One of the standout themes was carbon dioxide removal (CDR), now moving from experimental technology to early commercial deployment. At the East Coast CDR Summit, market leaders reported rising demand. ‘90% of spot credits for 2025 are already sold’, noted Michelle You, Co-Founder and CEO of Supercritical. Still, uneven growth remains a challenge, and cost barriers persist. As McKinsey’s Tomas Naucler put it, ‘At $50 per tonne things will explode.’
Speakers agreed that corporate buyers play a pivotal role in scaling the market. Nikki Batchelor, Executive Director of XPRIZE Carbon Removal, emphasised: ‘We’re in a transition phase, there is consolidation. We need buyers to come in. The key is recognising small purchases can be crucial for companies in the sector.’
Policy uncertainty in the United States remains a defining variable for project development. Frontier Carbon Solutions highlighted its dependence on incentives like the 45Q credit. ‘There is no way their business model for carbon sequestration as a service would work without CDR credit financing like the 45Q’, explained Pawan Gupta, VP of Environmental Markets. Frontier also introduced its ‘CO₂ by Rail’ concept with Union Pacific Railroad, offering an alternative to slow-moving pipeline projects.

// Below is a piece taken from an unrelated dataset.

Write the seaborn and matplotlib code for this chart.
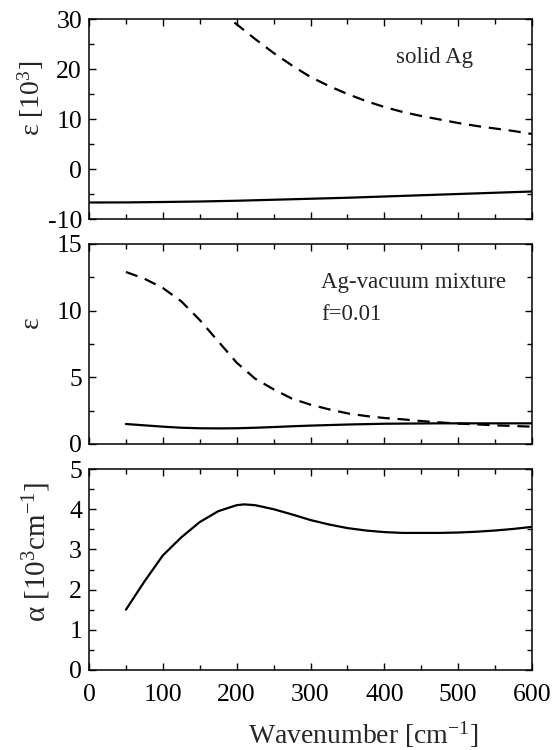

Meanwhile, the voluntary carbon market (VCM) showed renewed confidence. Over 50 organisations joined forces under the VCM+ Coalition, which targets a combined reduction or removal of 5 billion tonnes of CO₂e by 2035. ‘The VCM+ represents the next chapter of the carbon market, from voluntary to verified, with oversight, science, and integrity at its core’, said Alexia Kelly, Managing Director at the High Tide Foundation. Supporting this, the Carbon Data Open Protocol (CDOP) launched its open-source data model to enhance transparency and investor trust.
Another emerging trend was the rise of urban carbon sinks. The City CDR Initiative outlined innovative approaches—from carbon-storing materials to blue carbon strategies—aiming to turn cities into ‘urban sequoias’, as described by Founder Christiaan Gevers Deynoot. Phoenix Mayor Kate Gallego added: ‘Cities are where climate risks hit hardest, but they’re also where so much innovation starts—from transit to infrastructure.’
The week closed with a sense of progress and persistence. ‘Even though there are challenges in the current environment, action is still being taken’, said former EPA administrator Carol Browner. As attention now shifts toward COP30 in Belém, the question remains not whether capital and innovation can align—but how fast they can move together.